The Cavite Gateway Terminal Phase 1 will accommodate barges, which will ferry 20-and 30-footer container trucks now plying the routes of Metro Manila from Subic Port in the North and Batangas Port from the South.
Dubbed as the first barge terminal of its kind in the Philippines, the project will have 550 ground slots for containers.
Currently, International Container Terminal Services Inc., the project’s proponent, is completing the Cavite Gateway Terminal Phase I, an off-the-road facility that will accommodate barges that ferry 20-footer and 30-footer container trucks that ply the routes of Metro Manila from Subic and Batangas.
The terminal, which will allow transshipment of cargo from Manila port to Cavite via barges, is designed to support 115,000 twenty-foot equivalent units (TEUs) per year, translating to about 140,000 fewer truck trips traveling city roads annually.
Cavite Gateway Terminal, which will also have 550 ground slots for containers, is being built on a 6-hectare property in Tanza.
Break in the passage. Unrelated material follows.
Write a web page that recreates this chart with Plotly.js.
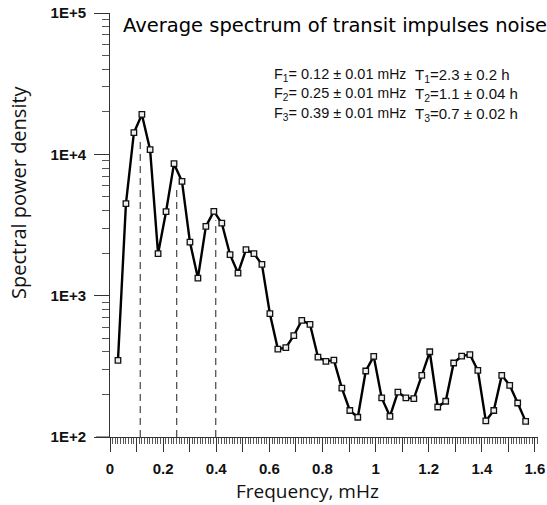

It has a price tag of $30 million.
An estimated two to three hours of ferry time, with initial multiple pickup locations from Cavite-Manila, Cavite-Batangas and other future routes, such as Cavite-Subic, this facility will have empty depot.
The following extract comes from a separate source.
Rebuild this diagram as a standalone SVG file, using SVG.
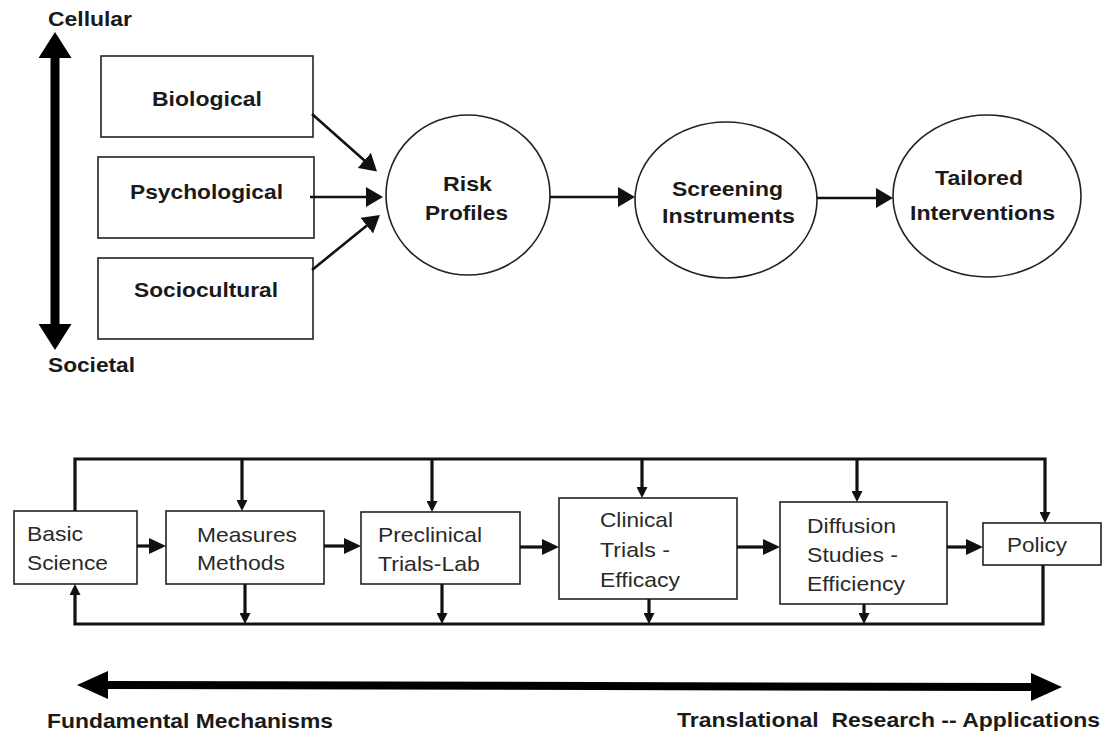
<svg xmlns="http://www.w3.org/2000/svg" width="1103" height="731" viewBox="0 0 1103 731">
<style>
  .box { fill: #fff; stroke: #222; stroke-width: 1.6; }
  .ell { fill: #fff; stroke: #222; stroke-width: 1.6; }
  .lb { font-family: "Liberation Sans", Arial, sans-serif; font-weight: bold; font-size: 21px; fill: #1a1a1a; }
  .lr { font-family: "Liberation Sans", Arial, sans-serif; font-size: 21px; fill: #2a2a2a; }
  .ct { stroke: #111; stroke-width: 2.6; fill: none; }
  .cb { stroke: #111; stroke-width: 3.2; fill: none; }
  .big { stroke: #000; fill: none; }
</style>
<defs>
  <marker id="ah" markerUnits="userSpaceOnUse" viewBox="0 0 17 20" markerWidth="17" markerHeight="20" refX="1" refY="10" orient="auto">
    <path d="M0,0 L17,10 L0,20 z" fill="#111"/>
  </marker>
  <marker id="ahs" markerUnits="userSpaceOnUse" viewBox="0 0 17 16" markerWidth="17" markerHeight="16" refX="1" refY="8" orient="auto">
    <path d="M0,0 L17,8 L0,16 z" fill="#111"/>
  </marker>
  <marker id="ahv" markerUnits="userSpaceOnUse" viewBox="0 0 11 11" markerWidth="11" markerHeight="11" refX="1" refY="5.5" orient="auto">
    <path d="M0,0 L11,5.5 L0,11 z" fill="#111"/>
  </marker>
  <marker id="bigv" markerUnits="userSpaceOnUse" viewBox="0 0 26 33" markerWidth="26" markerHeight="33" refX="1" refY="16.5" orient="auto-start-reverse">
    <path d="M0,0 L26,16.5 L0,33 z" fill="#000"/>
  </marker>
  <marker id="bigh" markerUnits="userSpaceOnUse" viewBox="0 0 31 28" markerWidth="31" markerHeight="28" refX="1" refY="14" orient="auto-start-reverse">
    <path d="M0,0 L31,14 L0,28 z" fill="#000"/>
  </marker>
</defs>

<!-- scale axes -->
<g id="axis-vertical">
  <path class="big" stroke-width="9" d="M55,57 L55,325" marker-start="url(#bigv)" marker-end="url(#bigv)"/>
  <text class="lb" x="48" y="26" textLength="84" lengthAdjust="spacingAndGlyphs">Cellular</text>
  <text class="lb" x="48" y="372" textLength="87" lengthAdjust="spacingAndGlyphs">Societal</text>
</g>
<g id="axis-horizontal">
  <path class="big" stroke-width="8" d="M107,685 L1032,687" marker-start="url(#bigh)" marker-end="url(#bigh)"/>
  <text class="lb" x="47" y="728" textLength="286" lengthAdjust="spacingAndGlyphs">Fundamental Mechanisms</text>
  <text class="lb" x="677" y="727" textLength="423" lengthAdjust="spacingAndGlyphs" style="white-space:pre">Translational  Research -- Applications</text>
</g>

<!-- top nodes -->
<g id="biological">
  <rect class="box" x="101" y="56" width="212" height="81"/>
  <text class="lb" x="152" y="106" textLength="110" lengthAdjust="spacingAndGlyphs">Biological</text>
</g>
<g id="psychological">
  <rect class="box" x="98" y="157" width="216" height="81"/>
  <text class="lb" x="130" y="199" textLength="153" lengthAdjust="spacingAndGlyphs">Psychological</text>
</g>
<g id="sociocultural">
  <rect class="box" x="98" y="258" width="215" height="81"/>
  <text class="lb" x="134" y="297" textLength="144" lengthAdjust="spacingAndGlyphs">Sociocultural</text>
</g>
<g id="risk-profiles">
  <ellipse class="ell" cx="468" cy="195" rx="82" ry="80"/>
  <text class="lb" x="443" y="191" textLength="49" lengthAdjust="spacingAndGlyphs">Risk</text>
  <text class="lb" x="425" y="220" textLength="83" lengthAdjust="spacingAndGlyphs">Profiles</text>
</g>
<g id="screening-instruments">
  <ellipse class="ell" cx="726" cy="200" rx="91" ry="78"/>
  <text class="lb" x="672" y="196" textLength="111" lengthAdjust="spacingAndGlyphs">Screening</text>
  <text class="lb" x="662" y="223" textLength="133" lengthAdjust="spacingAndGlyphs">Instruments</text>
</g>
<g id="tailored-interventions">
  <ellipse class="ell" cx="987" cy="196" rx="94" ry="81"/>
  <text class="lb" x="935" y="185" textLength="88" lengthAdjust="spacingAndGlyphs">Tailored</text>
  <text class="lb" x="910" y="220" textLength="145" lengthAdjust="spacingAndGlyphs">Interventions</text>
</g>

<!-- bottom nodes -->
<g id="basic-science">
  <rect class="box" x="14" y="511" width="123" height="73"/>
  <text class="lr" x="27" y="541" textLength="56" lengthAdjust="spacingAndGlyphs">Basic</text>
  <text class="lr" x="27" y="570" textLength="81" lengthAdjust="spacingAndGlyphs">Science</text>
</g>
<g id="measures-methods">
  <rect class="box" x="166" y="511" width="158" height="73"/>
  <text class="lr" x="197" y="542" textLength="100" lengthAdjust="spacingAndGlyphs">Measures</text>
  <text class="lr" x="197" y="570" textLength="88" lengthAdjust="spacingAndGlyphs">Methods</text>
</g>
<g id="preclinical">
  <rect class="box" x="361" y="512" width="159" height="72"/>
  <text class="lr" x="378" y="542" textLength="104" lengthAdjust="spacingAndGlyphs">Preclinical</text>
  <text class="lr" x="378" y="571" textLength="102" lengthAdjust="spacingAndGlyphs">Trials-Lab</text>
</g>
<g id="clinical-trials">
  <rect class="box" x="559" y="498" width="178" height="101"/>
  <text class="lr" x="600" y="527" textLength="73" lengthAdjust="spacingAndGlyphs">Clinical</text>
  <text class="lr" x="600" y="557" textLength="70" lengthAdjust="spacingAndGlyphs">Trials -</text>
  <text class="lr" x="600" y="587" textLength="80" lengthAdjust="spacingAndGlyphs">Efficacy</text>
</g>
<g id="diffusion-studies">
  <rect class="box" x="780" y="502" width="167" height="102"/>
  <text class="lr" x="807" y="533" textLength="89" lengthAdjust="spacingAndGlyphs">Diffusion</text>
  <text class="lr" x="807" y="562" textLength="91" lengthAdjust="spacingAndGlyphs">Studies -</text>
  <text class="lr" x="807" y="591" textLength="98" lengthAdjust="spacingAndGlyphs">Efficiency</text>
</g>
<g id="policy">
  <rect class="box" x="983" y="523" width="118" height="42"/>
  <text class="lr" x="1007" y="552" textLength="60" lengthAdjust="spacingAndGlyphs">Policy</text>
</g>

<!-- connectors -->
<g id="connectors">
  <path class="ct" d="M312,114 L365,161" marker-end="url(#ah)"/>
  <path class="ct" d="M310,197 L367,197" marker-end="url(#ah)"/>
  <path class="ct" d="M312,270 L367.5,225" marker-end="url(#ah)"/>
  <path class="ct" d="M550,197 L619,197" marker-end="url(#ah)"/>
  <path class="ct" d="M817,198 L877,198" marker-end="url(#ah)"/>

  <path class="cb" d="M137,546 L150,546" marker-end="url(#ahs)"/>
  <path class="cb" d="M324,546 L345,546" marker-end="url(#ahs)"/>
  <path class="cb" d="M520,547 L543,547" marker-end="url(#ahs)"/>
  <path class="cb" d="M737,547 L764,547" marker-end="url(#ahs)"/>
  <path class="cb" d="M947,547 L967,547" marker-end="url(#ahs)"/>

  <path class="cb" d="M75,511 L75,459 L1045,459 L1045,513" marker-end="url(#ahv)"/>
  <path class="cb" d="M242,459 L242,501" marker-end="url(#ahv)"/>
  <path class="cb" d="M432,459 L432,502" marker-end="url(#ahv)"/>
  <path class="cb" d="M642,459 L642,488" marker-end="url(#ahv)"/>
  <path class="cb" d="M857,459 L857,492" marker-end="url(#ahv)"/>

  <path class="cb" d="M1043,565 L1043,624 L75,624 L75,594" marker-end="url(#ahv)"/>
  <path class="cb" d="M245,584 L245,614" marker-end="url(#ahv)"/>
  <path class="cb" d="M442,584 L442,614" marker-end="url(#ahv)"/>
  <path class="cb" d="M649,599 L649,614" marker-end="url(#ahv)"/>
  <path class="cb" d="M864,604 L864,614" marker-end="url(#ahv)"/>
</g>
</svg>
The project is expected to decongest Metro Manila traffic by reducing the number of cargo trucks plying its roads by 50 percent.
“Kahit papaano ’pag nawala iyong mga mahahabang truck na katumbas ng hanggang tatlong sasakyan, mararamdaman natin ang kaunting ginhawa [With the absence of trucks the length of which are equivalent to three vehicles each, we would experience minor comfort],” Tugade said in a statement.
Now at over 90-percent completion and with over 300 manpower full time, the Cavite Gateway Terminal project is slated for launch before the end of June, nearly two months late than the government’s target month of March.